Connection And Reciprocity On A Blue Bridge: Join My 365-Day Peaceful Photo Challenge
DAY 255. Living with irrevocable differences and curating peace through contemplative photography.

May 14, 2025
My walk along Emmons Avenue continued to the Ocean Avenue Footbridge — a rich blue wooden span connecting Sheepshead Bay’s Emmons Avenue to Manhattan Beach’s Shore Boulevard.
There, an older couple walking hand in hand, silently communicated their companionship and relationship, made the bridge more beautiful by their passage, and directed my observations to reflections on all those who have crossed the bridge during its 145-year lifetime.

Initially built in 1880, the bridge was reconstructed in 1930 and recently upgraded, with a grant of $750,000 covering much of the work to support its continuity and reciprocity.
While a News 12 reporter hurriedly walked away from the bridge after covering its renovation, I lingered, intentionally slowing my pace further to absorb the moment — the couple sharing the gifts of each other, and a walk hand-in-hand, and the gift that ensured the bridge’s sustainability.
I recalled two beautiful insights shared by Robin Wall Kimmerer in her book, The Serviceberry: the idea of storing one’s wealth “in the belly of [one’s] brother” and the Greek word oikos, which is the root for the words ecology and economy — ecology meaning the study of the house; economy means the management of the house, aka ‘the world.’
I studied this couple before me and considered how they must enrich each other’s lives and how their home must be a place of reciprocal interdependence and trust.
In our world, the systems of relationship — the goods, services, and shared experiences that keep us alive — are intertwined. Just as the blue footbridge joins two parts of Brooklyn separated by water, our lives are connected through acts of reciprocity.
In a gift economy, wealth is not measured by what we acquire and hoard but by how we freely give to one another without keeping a direct tally in return. It is a quiet trust characterized by generosity and mutuality. We give, knowing that someday, life’s abundance will find its way back to us.

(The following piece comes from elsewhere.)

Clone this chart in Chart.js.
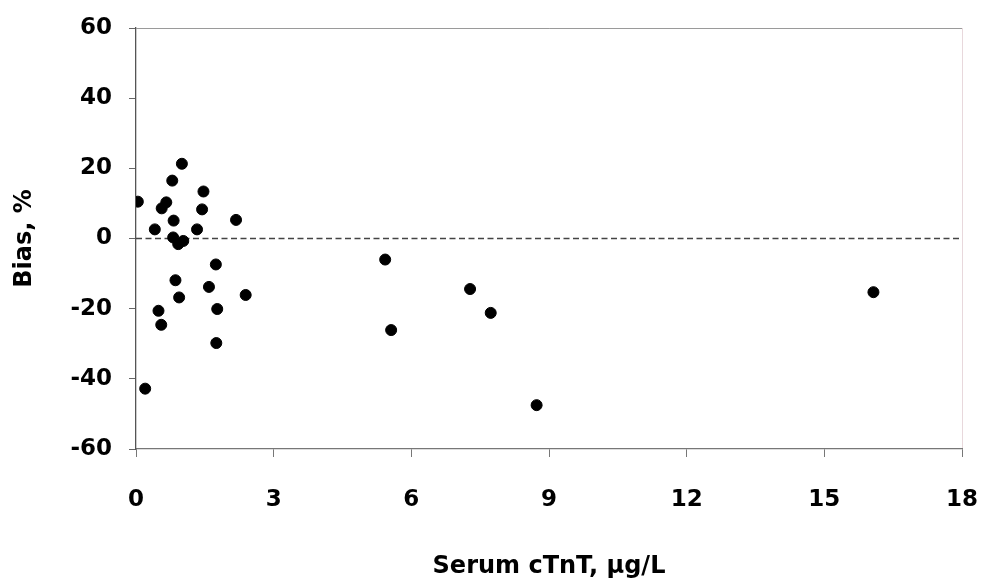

Observing the couple, I felt reciprocity’s heartbeat in their gentle interaction — a receiving of care rooted in years of giving. Their connection was not a transaction like the buying and selling of market economies. It was a living art installation of sharing life’s bounty without expectation.
This slow, mindful walk on the bridge became a contemplation of connection. It reminded me that, in a world of irrevocable differences, there is priceless value and profound beauty in the relationships we forge.
Our most valuable relationships transcend the passages of distance and time and echo the principles of gift economies. They store wealth in the bellies of our brothers and sisters. Our shared experiences, much like the graceful span of the bridge, bind us together in a continuum of support, ease, love, trust, and our shared histories.
What small acts of connection and reciprocity will you nurture today?